The aircraft also uses unusual bicycle-style landing gear, requiring detachable wing supports known as “pogos.” During landing, one wing eventually drops to the runway as speed decreases.

At operational altitude, the challenge intensifies dramatically.

The aircraft flies extremely close to aerodynamic limits. Minor speed deviations can create catastrophic consequences. The margin between stalling and exceeding safe operating speed may narrow to only a few knots. This razor-thin operating envelope demands extraordinary concentration during long-duration missions.

Combined with the pressure suit, oxygen systems, and isolation of high-altitude flight, U-2 operations place immense physical and psychological strain on pilots.

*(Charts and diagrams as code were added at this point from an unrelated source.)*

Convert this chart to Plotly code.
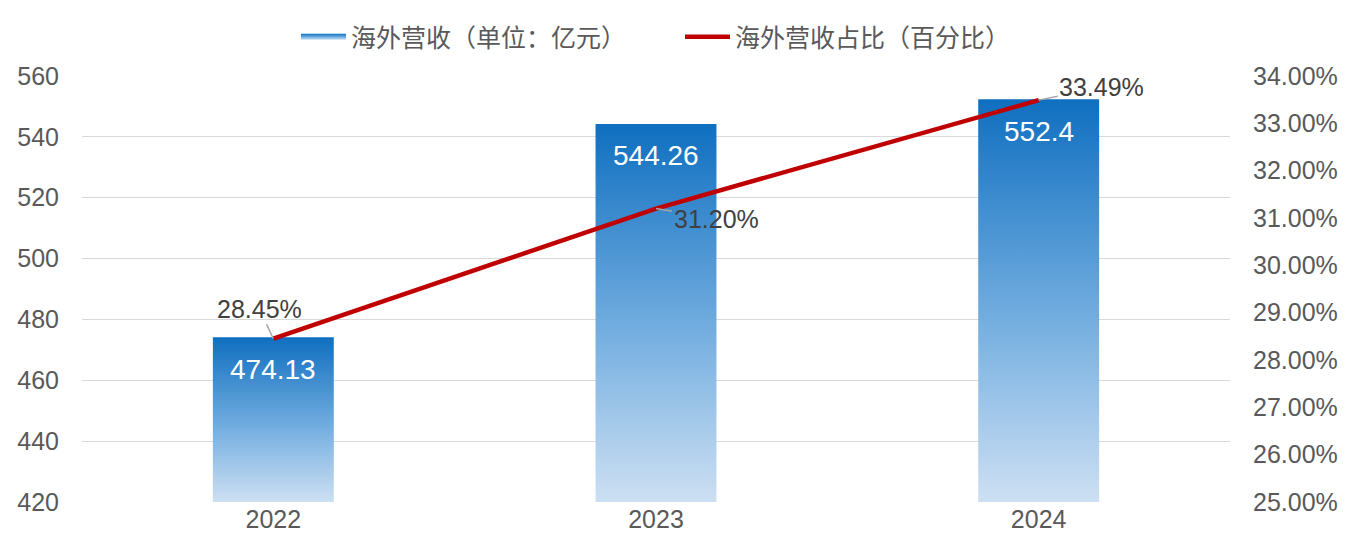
import plotly.graph_objects as go

years = ["2022", "2023", "2024"]
revenue = [474.13, 544.26, 552.4]
share = [28.45, 31.20, 33.49]
share_labels = ["28.45%", "31.20%", "33.49%"]
right_ticks = [25, 26, 27, 28, 29, 30, 31, 32, 33, 34]

cn_font = "Noto Sans CJK SC"
num_font = "Liberation Sans, Arial"
half_w = 0.158
y_min = 420

fig = go.Figure()

# gradient bars: filled rectangles with vertical gradient
for i, v in enumerate(revenue):
    fig.add_trace(go.Scatter(
        x=[i - half_w, i + half_w, i + half_w, i - half_w, i - half_w],
        y=[y_min, y_min, v, v, y_min],
        mode="none",
        fill="toself",
        fillgradient=dict(type="vertical",
                          colorscale=[[0, "#cde0f3"], [0.45, "#74aee0"], [1, "#0f6fc0"]]),
        name="海外营收（单位：亿元）",
        legendgroup="bar",
        showlegend=(i == 0),
        legendwidth=324,
        hoverinfo="skip",
    ))

fig.add_trace(go.Scatter(
    x=list(range(len(years))),
    y=share,
    mode="lines",
    line=dict(color="#c00000", width=4.5),
    name="海外营收占比（百分比）",
    yaxis="y2",
))

for i, v in enumerate(revenue):
    fig.add_annotation(x=i, y=v, text=str(v), showarrow=False, yshift=-32,
                       font=dict(family=num_font, size=28, color="white"))

offsets = [(-14, -30), (60, 10), (63, -13)]
for i, (p, t) in enumerate(zip(share, share_labels)):
    ax, ay = offsets[i]
    fig.add_annotation(x=i, y=p, yref="y2", text=t, showarrow=True,
                       arrowhead=0, arrowwidth=1.5, arrowcolor="#a6a6a6",
                       ax=ax, ay=ay, standoff=0,
                       font=dict(family=num_font, size=25, color="#404040"))

fig.update_layout(
    width=1353, height=546,
    margin=dict(l=74, r=131, t=68, b=52, autoexpand=False),
    paper_bgcolor="white", plot_bgcolor="white",
    font=dict(family=num_font, size=25, color="#595959"),
    xaxis=dict(range=[-0.5, 2.5], tickvals=list(range(len(years))), ticktext=years,
               showgrid=False, zeroline=False, showline=False, ticks="",
               tickfont=dict(size=25, color="#595959"), automargin=False),
    yaxis=dict(range=[420, 560], dtick=20, gridcolor="#d9d9d9", gridwidth=1,
               zeroline=False, showline=False, ticks="", ticklabelstandoff=22,
               automargin=False),
    yaxis2=dict(range=[25, 34], overlaying="y", side="right",
                tickvals=right_ticks, ticktext=[f"{t:.2f}%" for t in right_ticks],
                showgrid=False, zeroline=False, showline=False, ticks="",
                ticklabelstandoff=22, automargin=False),
    legend=dict(orientation="h", x=0.5, xanchor="center", y=1.0915, yanchor="middle",
                font=dict(family=cn_font, size=25, color="#595959"),
                itemwidth=45, tracegroupgap=0),
    showlegend=True,
)

fig.write_html("out.html")
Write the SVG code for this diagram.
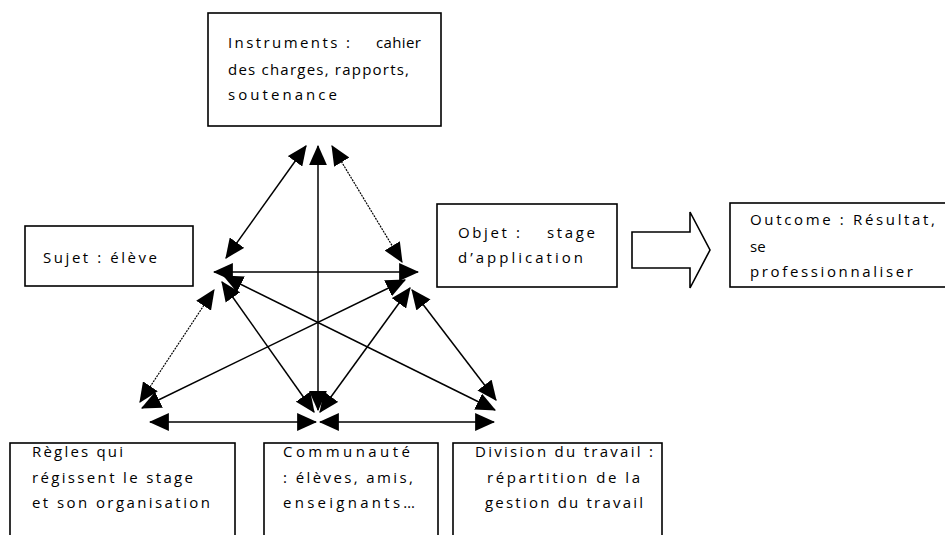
<svg xmlns="http://www.w3.org/2000/svg" width="945" height="535" viewBox="0 0 945 535">
<style>
.box{fill:#fff;stroke:#000;stroke-width:1.6}
.t{font-family:"Open Sans","Liberation Sans",sans-serif;font-size:15px;fill:#000}
.c{fill:none;stroke:#000;stroke-width:1.5;marker-start:url(#ah);marker-end:url(#ah)}
.d{stroke-dasharray:2 1;stroke-width:1.2}
</style>
<defs>
<marker id="ah" markerUnits="userSpaceOnUse" viewBox="0 0 18 16" markerWidth="20" markerHeight="18" refX="17" refY="8" orient="auto-start-reverse">
<path d="M0,0 L18,8 L0,16 z" fill="#000"/>
</marker>
</defs>
<rect width="945" height="535" fill="#fff"/>
<g id="connectors">
<line class="c" x1="226" y1="258" x2="306" y2="146"/>
<line class="c" x1="318" y1="146" x2="318" y2="410"/>
<line class="c d" x1="332" y1="146" x2="402" y2="262"/>
<line class="c" x1="214" y1="272" x2="418" y2="272"/>
<line class="c" x1="224" y1="276" x2="495" y2="410"/>
<line class="c" x1="222" y1="282" x2="314" y2="412"/>
<line class="c" x1="142" y1="408" x2="405" y2="280"/>
<line class="c d" x1="140" y1="402" x2="214" y2="290"/>
<line class="c" x1="320" y1="412" x2="410" y2="288"/>
<line class="c" x1="412" y1="290" x2="496" y2="400"/>
<line class="c" x1="150" y1="422" x2="316" y2="422"/>
<line class="c" x1="320" y1="422" x2="494" y2="422"/>
<polygon points="632,232 690,232 690,212 710,250 690,288 690,268 632,268" fill="#fff" stroke="#000" stroke-width="1.6"/>
</g>
<g id="instruments">
<rect class="box" x="208" y="13" width="233" height="113"/>
<text class="t" x="228" y="48" textLength="122" lengthAdjust="spacing">Instruments :</text>
<text class="t" x="376" y="48" textLength="45" lengthAdjust="spacing">cahier</text>
<text class="t" x="228" y="75" textLength="181" lengthAdjust="spacing">des charges, rapports,</text>
<text class="t" x="228" y="100" textLength="109" lengthAdjust="spacing">soutenance</text>
</g>
<g id="sujet">
<rect class="box" x="25" y="226" width="168" height="60"/>
<text class="t" x="43" y="263" textLength="114" lengthAdjust="spacing">Sujet : élève</text>
</g>
<g id="objet">
<rect class="box" x="437" y="204" width="180" height="83"/>
<text class="t" x="458" y="238" textLength="62" lengthAdjust="spacing">Objet :</text>
<text class="t" x="547" y="238" textLength="48" lengthAdjust="spacing">stage</text>
<text class="t" x="458" y="263" textLength="125" lengthAdjust="spacing">d’application</text>
</g>
<g id="outcome">
<rect class="box" x="730" y="203" width="220" height="84"/>
<text class="t" x="750" y="225" textLength="185" lengthAdjust="spacing">Outcome : Résultat,</text>
<text class="t" x="750" y="252">se</text>
<text class="t" x="750" y="277" textLength="163" lengthAdjust="spacing">professionnaliser</text>
</g>
<g id="regles">
<rect class="box" x="10" y="443" width="225" height="100"/>
<text class="t" x="32" y="457" textLength="91" lengthAdjust="spacing">Règles qui</text>
<text class="t" x="32" y="483" textLength="161" lengthAdjust="spacing">régissent le stage</text>
<text class="t" x="32" y="508" textLength="178" lengthAdjust="spacing">et son organisation</text>
</g>
<g id="communaute">
<rect class="box" x="264" y="443" width="174" height="100"/>
<text class="t" x="283" y="457" textLength="127" lengthAdjust="spacing">Communauté</text>
<text class="t" x="283" y="483" textLength="130" lengthAdjust="spacing">: élèves, amis,</text>
<text class="t" x="283" y="508" textLength="132" lengthAdjust="spacing">enseignants…</text>
</g>
<g id="division">
<rect class="box" x="453" y="443" width="209" height="100"/>
<text class="t" x="475" y="457" textLength="178" lengthAdjust="spacing">Division du travail :</text>
<text class="t" x="487" y="483" textLength="153" lengthAdjust="spacing">répartition de la</text>
<text class="t" x="485" y="508" textLength="158" lengthAdjust="spacing">gestion du travail</text>
</g>
</svg>
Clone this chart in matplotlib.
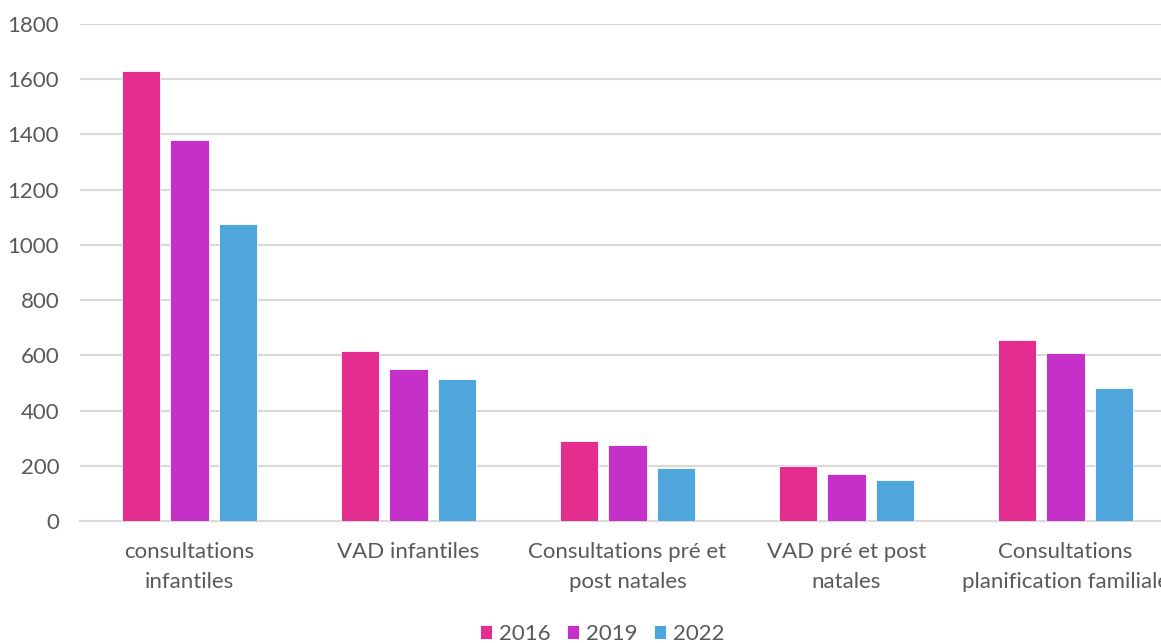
import numpy as np
import matplotlib
matplotlib.use("Agg")
import matplotlib.pyplot as plt

categories = ["consultations\ninfantiles", "VAD infantiles",
              "Consultations pré et\npost natales", "VAD pré et post\nnatales",
              "Consultations\nplanification familiale"]
years = ["2016", "2019", "2022"]
v2016 = [1628, 614, 290, 198, 656]
v2019 = [1381, 550, 275, 172, 609]
v2022 = [1075, 516, 193, 147, 480]
colors = ["#e32d8f", "#c530c8", "#4fa6dc"]

plt.rcParams['font.family'] = ['Lato', 'DejaVu Sans']

fig = plt.figure(figsize=(11.61, 6.43), dpi=100)
# axes runs past the right edge, as in the cropped original
ax = fig.add_axes([80/1161, 122/643, 1095/1161, 497/643])

x = np.arange(len(categories))
step = 0.2215
for i, (vals, c, lab) in enumerate(zip([v2016, v2019, v2022], colors, years)):
    ax.bar(x + (i - 1) * step, vals, width=0.175, color=c, label=lab,
           edgecolor="white", linewidth=0.6, zorder=3)

ax.set_xlim(-0.5, len(categories) - 0.5)
ax.set_ylim(0, 1800)
ax.set_yticks(range(0, 1801, 200))
ax.yaxis.grid(True, color="#d9d9d9", linewidth=1.5, zorder=0)
for s in ["top", "right", "left"]:
    ax.spines[s].set_visible(False)
ax.spines["bottom"].set_color("#d9d9d9")
ax.spines["bottom"].set_linewidth(1.5)
ax.tick_params(axis="both", length=0, colors="#595959", labelsize=16)
ax.tick_params(axis="y", pad=15)
ax.tick_params(axis="x", pad=15)
ax.set_xticks(x)
ax.set_xticklabels(categories, linespacing=1.65)

leg = fig.legend(loc="center", bbox_to_anchor=(602/1161, 1 - 634/643), ncol=3,
                 frameon=False, fontsize=16, handlelength=0.55, handleheight=0.55,
                 handletextpad=0.3, columnspacing=0.75)
for t in leg.get_texts():
    t.set_color("#595959")

fig.savefig("out.png", dpi=100)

The U-2’s 2025 Endurance Record Proved The Aircraft Still Matters

Even approaching retirement, the Dragon Lady continues to demonstrate extraordinary performance.

In 2025, the Air Force flew a rare two-seat TU-2S trainer variant on a record-setting mission commemorating the aircraft’s 70th anniversary. The flight exceeded 14 hours and covered more than 6,000 nautical miles, making it the longest mission in U-2 history.

What remains especially intriguing is what the Air Force did not disclose.

Reports suggest the crew may also have broken the aircraft’s altitude record late in the mission after fuel burn significantly lightened the aircraft. Yet official statements confirmed only endurance and distance achievements, carefully avoiding any altitude specifics.

That silence speaks volumes.

The continued classification surrounding the aircraft’s true ceiling indicates the U-2 still possesses operational capabilities considered strategically sensitive. Even after decades of public exposure, the Dragon Lady retains secrets the Air Force prefers not to reveal.

Why The Lockheed U-2 Refuses To Disappear

Retirement plans for the U-2 have surfaced repeatedly over the last two decades, yet the aircraft somehow survives every attempt to replace it completely.

Part of the reason involves cost. Compared with more advanced surveillance platforms, the U-2 remains relatively economical to operate. The aircraft also benefits from decades of upgrades that continuously modernized its sensors, avionics, communications systems, and onboard processing capabilities.

Another factor is reliability. Military planners trust the platform because its strengths and weaknesses are thoroughly understood after decades of operational experience.

Most importantly, the aircraft still performs valuable missions effectively.

The U-2 may no longer penetrate heavily defended peer adversary airspace with impunity, but it continues to excel in strategic reconnaissance roles where endurance, altitude, and sensor flexibility matter more than stealth alone.

U-2 Dragon Lady flying at sunset above Earth curvature

The aircraft’s remarkable survival also highlights a larger truth about military aviation. Revolutionary new technology rarely eliminates older systems overnight. Instead, successful aircraft adapt, evolve, and continue filling critical roles long after experts predict their retirement.

Few aircraft embody that reality better than the Lockheed U-2 Dragon Lady.

More than 70 years after it first climbed into the thin air above the Cold War battlefield, the U-2 still operates near the edge of space, carrying secrets the world may never fully know.